Tamarind-Ginger (Sonth)

This chutney is bursting with flavour, it is tangy and vibrant, the sweet, sour, spicy flavours of this chutney will blow your mind. The tamarind and jaggery are cooked together for a few hours to thicken and reduce.

Soaked Tamarind + Jaggery + Ginger + Roasted Cumin powder + Black salt + Red Chilly + Garam Masala powder

Tamarind, ginger, cumin and black salt are all beneficial to the stomach and ease the digestion process.


Across the world, chutney is most frequently identified with the presence of coconut in it. Coconut chutney can be made in combination with a variety of ingredients such as coriander and green chilly, sesame, garlic and red chilly, ginger and as such. In this section, we are looking at a simple coconut chutney which blended together with salt and a little coconut water to make a smooth paste.

All coconut chutney are then tempered with some hot ghee, mustard seeds and curry leaves. Urad dal and green chilly can also be added to the tempering.

Coconut #chutney for instance provides dietary fiber, beneficial fats for the body and boosts energy levels.

Groundnut (peanut)- Sesame

This chutney may or may not be tempered with ghee, mustard seeds and curry leaves.

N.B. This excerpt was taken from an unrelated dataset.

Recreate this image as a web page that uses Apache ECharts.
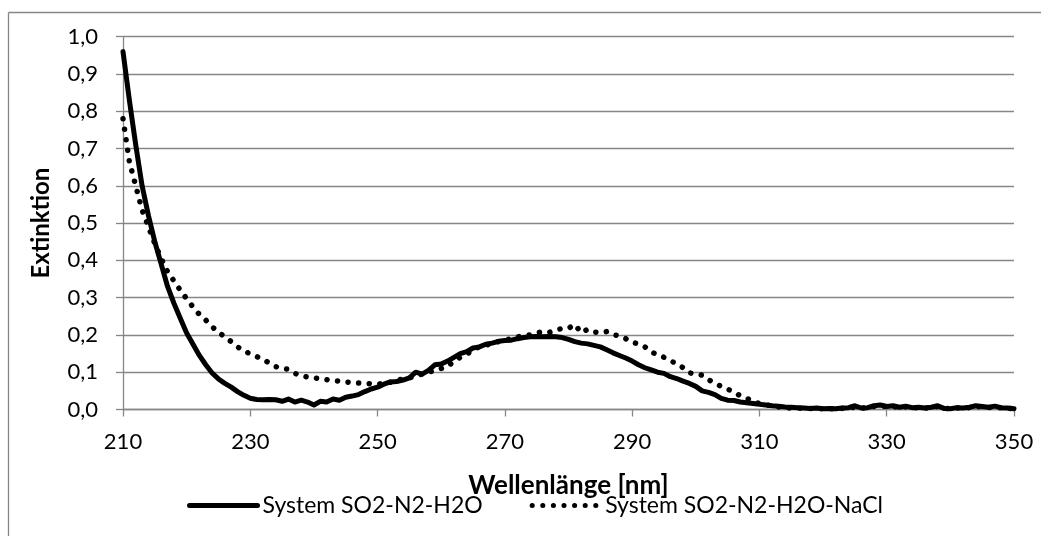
<!DOCTYPE html>
<html>
<head>
<meta charset="utf-8">
<script src="https://cdn.jsdelivr.net/npm/echarts@6/dist/echarts.min.js"></script>
<style>
html,body{margin:0;padding:0;background:#fff;}
#chart{width:1041px;height:536px;}
</style>
</head>
<body>
<div id="chart"></div>
<script>
// Wavelength categories 210..350 nm (1 nm step)
const wavelengths = [];
for (let w = 210; w <= 350; w++) wavelengths.push(String(w));

const xTickLabels = ['210','230','250','270','290','310','330','350'];
const yTickLabels = ['0,0','0,1','0,2','0,3','0,4','0,5','0,6','0,7','0,8','0,9','1,0'];

const seriesNames = ['System SO2-N2-H2O', 'System SO2-N2-H2O-NaCl'];

// System SO2-N2-H2O (solid)
const extSO2 = [
0.96,0.83,0.71,0.60,0.52,0.45,0.39,0.33,0.285,0.245,
0.205,0.175,0.145,0.12,0.098,0.082,0.07,0.06,0.048,0.038,
0.03,0.027,0.026,0.027,0.026,0.022,0.028,0.02,0.025,0.02,
0.012,0.022,0.02,0.028,0.025,0.033,0.036,0.04,0.048,0.055,
0.06,0.068,0.074,0.075,0.079,0.085,0.1,0.095,0.105,0.12,
0.122,0.13,0.14,0.15,0.155,0.165,0.168,0.175,0.178,0.183,
0.185,0.186,0.19,0.193,0.195,0.196,0.195,0.196,0.195,0.193,
0.188,0.182,0.178,0.176,0.172,0.168,0.16,0.152,0.145,0.138,
0.13,0.12,0.112,0.106,0.1,0.097,0.088,0.083,0.076,0.07,
0.062,0.05,0.046,0.04,0.03,0.025,0.024,0.02,0.018,0.016,
0.014,0.012,0.01,0.009,0.007,0.006,0.005,0.004,0.003,0.004,
0.002,0.003,0.002,0.004,0.005,0.01,0.004,0.005,0.01,0.012,
0.008,0.01,0.006,0.009,0.005,0.006,0.004,0.006,0.01,0.003,
0.002,0.005,0.004,0.006,0.01,0.008,0.006,0.009,0.005,0.004,
0.002
];

// System SO2-N2-H2O-NaCl (dotted)
const extSO2NaCl = [
0.78,0.665,0.60,0.535,0.49,0.445,0.405,0.37,0.345,0.32,
0.297,0.275,0.255,0.24,0.222,0.207,0.195,0.182,0.168,0.156,
0.15,0.142,0.134,0.125,0.115,0.11,0.108,0.097,0.09,0.087,
0.085,0.082,0.08,0.078,0.076,0.074,0.072,0.071,0.07,0.069,
0.068,0.07,0.073,0.078,0.082,0.085,0.09,0.095,0.1,0.105,
0.11,0.115,0.13,0.14,0.148,0.16,0.168,0.172,0.178,0.182,
0.186,0.19,0.195,0.198,0.2,0.205,0.209,0.207,0.212,0.218,
0.218,0.228,0.206,0.215,0.208,0.206,0.209,0.2,0.198,0.19,
0.18,0.176,0.168,0.155,0.146,0.14,0.13,0.124,0.112,0.098,
0.096,0.092,0.08,0.07,0.062,0.055,0.046,0.037,0.03,0.022,
0.016,0.012,0.01,0.007,0.005,0.004,0.004,0.003,0.003,0.003,
0.002,0.002,0.002,0.003,0.004,0.006,0.004,0.004,0.008,0.01,
0.007,0.008,0.005,0.007,0.004,0.005,0.004,0.005,0.008,0.003,
0.002,0.004,0.003,0.005,0.008,0.007,0.005,0.007,0.004,0.003,
0.002
];

const FONT = 'Lato, "Open Sans", sans-serif';
const GRAY = '#868686';

const chart = echarts.init(document.getElementById('chart'), null, {renderer: 'canvas'});
chart.setOption({
  animation: false,
  backgroundColor: '#fff',
  textStyle: {fontFamily: FONT},
  graphic: [
    {type: 'line', shape: {x1: 8.5, y1: 12.5, x2: 8.5, y2: 536}, style: {stroke: GRAY, lineWidth: 1.3}},
    {type: 'line', shape: {x1: 8.5, y1: 12.5, x2: 1041, y2: 12.5}, style: {stroke: GRAY, lineWidth: 1.3}}
  ],
  grid: {left: 123, right: 27, top: 36.7, bottom: 126.5, containLabel: false},
  legend: {
    left: 182, top: 489,
    itemWidth: 68, itemHeight: 14, itemGap: 47,
    itemStyle: {opacity: 0},
    lineStyle: {width: 5},
    textStyle: {fontFamily: FONT, fontSize: 23, color: '#000'},
    data: seriesNames
  },
  xAxis: {
    type: 'category',
    data: wavelengths,
    boundaryGap: false,
    name: 'Wellenlänge [nm]',
    nameLocation: 'middle',
    nameGap: 63,
    nameTextStyle: {fontFamily: FONT, fontSize: 26, fontWeight: 'bold', color: '#000'},
    axisLine: {lineStyle: {color: GRAY, width: 1.3}},
    axisTick: {show: true, interval: 19, length: 7, inside: false, lineStyle: {color: GRAY, width: 1.3}},
    axisLabel: {interval: 19, margin: 21, fontFamily: FONT, fontSize: 22, color: '#000',
      formatter: function (v) { return xTickLabels.indexOf(v) >= 0 ? v : ''; }},
    splitLine: {show: false}
  },
  yAxis: {
    type: 'value',
    min: 0, max: 1, interval: 0.1,
    name: 'Extinktion',
    nameLocation: 'middle',
    nameGap: 70,
    nameTextStyle: {fontFamily: FONT, fontSize: 24, fontWeight: 'bold', color: '#000'},
    axisLine: {show: true, lineStyle: {color: GRAY, width: 1.3}},
    axisTick: {show: true, length: 7, lineStyle: {color: GRAY, width: 1.3}},
    axisLabel: {margin: 25, fontFamily: FONT, fontSize: 22, color: '#000',
      formatter: function (v) { return yTickLabels[Math.round(v * 10)]; }},
    splitLine: {show: true, lineStyle: {color: GRAY, width: 1.3}}
  },
  series: [
    {
      name: seriesNames[0], type: 'line', data: extSO2,
      symbol: 'none', smooth: false,
      lineStyle: {color: '#000', width: 5, join: 'round', cap: 'round'},
      itemStyle: {color: '#000'}
    },
    {
      name: seriesNames[1], type: 'line', data: extSO2NaCl,
      symbol: 'none', smooth: false,
      lineStyle: {color: '#000', width: 5.5, type: [0.1, 10.5], cap: 'round', join: 'round'},
      itemStyle: {color: '#000'}
    }
  ]
});
</script>
</body>
</html>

Roasted Peanuts + Sesame + Garlic + Red Chilly + Salt

Peanut #chutney for instance helps increase 'good' cholestrol or LDL and decreases bad cholestrol in the blood. Garlic boosts immunity and is also an anti-carcinogen.


There are two types of tomato chutneys. The one mentioned below is the fresh tomato chutney which can be eaten with onion fritters or paranthas. The other style is the Andhra-style tomato chutney that is made with cooked tomatoes, mustard seeds and tamarind and can be pickled and stored for several months.

Tomato + Coriander leaves + Green Chilly + Salt

Tomato chutney can be tempered with ghee, mustard seeds and curry leaves.

Fresh tomato chutney helps prevent some cancers, known to prevent prostrate cancer. #foodmantra

There's a reason grandma gave us ginger, tamarind #chutney with kachoris, she knew we'd love it and we couldn't digest kachoris without it. We are taking Indian Cuisine across the world and yet the significance and importance of chutney in Indian Cuisine has not been recognised as it should be. Let’s bring this ‘star’ of the kitchen into the spotlight.